Traditions are not inherently bad. In fact, traditions are inevitable. They are one of those things that we cannot avoid. And when we try to avoid having traditions we simply end up with a new tradition – namely, not having traditions. Traditions then are not the problem.

The problem arises when we don’t make a distinction between our traditions and God’s commands and we soon become incapable of differentiating them. This then leads us to the point where our traditions take precedence over the Word of God and we find ourselves incapable of seeing the way in which our traditions actually undermine the Word of God. This was the situation of the Pharisees. So much did they laud their traditions, that they could no longer see the way in which their traditions were making the Word of God of no effect.

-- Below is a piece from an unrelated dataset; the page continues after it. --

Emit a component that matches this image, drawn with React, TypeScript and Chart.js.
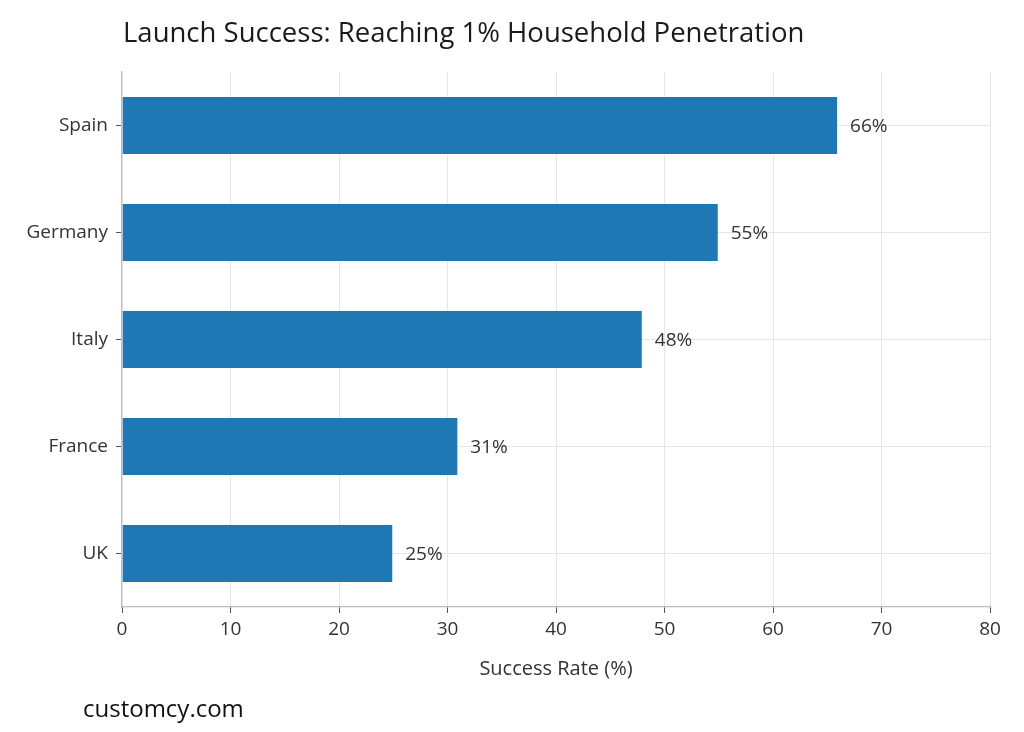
import React, { useEffect, useRef } from "react";
import { Chart, registerables } from "chart.js";

Chart.register(...registerables);

const categories = ["Spain", "Germany", "Italy", "France", "UK"];
const successRates = [66, 55, 48, 31, 25];
const xTicks = [0, 10, 20, 30, 40, 50, 60, 70, 80];

const titleText = "Launch Success: Reaching 1% Household Penetration";
const footerText = "customcy.com";
const xAxisTitle = "Success Rate (%)";

const FONT = "'Open Sans', Roboto, sans-serif";

// Title above the plot area and the site credit below it.
const headerFooterPlugin = {
  id: "headerFooter",
  afterDraw(chart: any) {
    const { ctx, chartArea } = chart;
    ctx.save();
    ctx.textBaseline = "alphabetic";
    ctx.textAlign = "left";
    ctx.fillStyle = "#1a1a1a";
    ctx.font = `27.5px ${FONT}`;
    ctx.fillText(titleText, chartArea.left + 1, 42);
    ctx.fillStyle = "#111111";
    ctx.font = `24px ${FONT}`;
    ctx.fillText(footerText, 83, 717);
    ctx.restore();
  },
};

// Percentage labels just past the end of each bar.
const valueLabelPlugin = {
  id: "valueLabels",
  afterDatasetsDraw(chart: any) {
    const { ctx } = chart;
    const meta = chart.getDatasetMeta(0);
    ctx.save();
    ctx.font = `19px ${FONT}`;
    ctx.fillStyle = "#333333";
    ctx.textAlign = "left";
    ctx.textBaseline = "middle";
    meta.data.forEach((bar: any, i: number) => {
      ctx.fillText(`${successRates[i]}%`, bar.x + 12, bar.y + 1);
    });
    ctx.restore();
  },
};

export default function App() {
  const canvasRef = useRef<HTMLCanvasElement | null>(null);

  useEffect(() => {
    document.body.style.margin = "0";
    const canvas = canvasRef.current;
    if (!canvas) return;
    const chart = new Chart(canvas, {
      type: "bar",
      data: {
        labels: categories,
        datasets: [
          {
            data: successRates,
            backgroundColor: "#1f77b4",
            borderColor: "rgba(255,255,255,0.35)",
            borderWidth: 1,
            barPercentage: 0.55,
            categoryPercentage: 1,
          },
        ],
      },
      options: {
        indexAxis: "y",
        animation: false,
        responsive: true,
        maintainAspectRatio: false,
        layout: { padding: { top: 72, right: 34, bottom: 45, left: 0 } },
        plugins: {
          legend: { display: false },
          title: { display: false },
          tooltip: { enabled: false },
        },
        scales: {
          x: {
            type: "linear",
            min: xTicks[0],
            max: xTicks[xTicks.length - 1],
            afterBuildTicks(axis: any) {
              axis.ticks = xTicks.map((v) => ({ value: v }));
            },
            afterFit(axis: any) {
              axis.height = 80;
            },
            grid: {
              color: "#e6e6e6",
              lineWidth: 1,
              tickColor: "#555555",
              tickLength: 6,
              drawTicks: true,
            },
            border: { display: true, color: "#bdbdbd", width: 1.2 },
            ticks: {
              color: "#333333",
              padding: 5,
              font: { family: FONT, size: 19 },
            },
            title: {
              display: true,
              text: xAxisTitle,
              color: "#333333",
              font: { family: FONT, size: 20 },
              padding: { top: 0, bottom: 6 },
            },
          },
          y: {
            type: "category",
            offset: true,
            afterFit(axis: any) {
              axis.width = 122;
            },
            grid: {
              offset: false,
              color: "#e6e6e6",
              lineWidth: 1,
              tickColor: "#555555",
              tickLength: 6,
            },
            border: { display: true, color: "#bdbdbd", width: 1.2 },
            ticks: {
              color: "#333333",
              padding: 8,
              font: { family: FONT, size: 19 },
            },
          },
        },
      },
      plugins: [valueLabelPlugin, headerFooterPlugin],
    });
    return () => chart.destroy();
  }, []);

  return (
    <div style={{ position: "absolute", left: 0, top: 0, width: 1024, height: 732 }}>
      <canvas ref={canvasRef} />
    </div>
  );
}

This morning we have instituted a change in our call to worship and it is always good on such occasions to understand why we have done so. Among the various reasons – which would include the beginning of the Advent season this Lord’s Day – one of the central ones is reinforcing the distinction between the Word of God and our traditions. We are firmly convinced that our basic order of worship is reflective of biblical principles. We are just as firmly convinced that the details of our worship, while also reflective of biblical principles, are nowhere absolutely commanded in the Word of God. They are our own local traditions. And so, as a means of ruffling feathers and making sure that we don’t get so set in our ways that we imagine all the little details of our liturgy are found in Deuteronomy somewhere, we periodically change the liturgy.

And so, as we come into the presence of our Lord this day, let us remember to draw the distinction between the commandments of God and the traditions of men – and let us confess to our Lord that we have too often failed to make this distinction.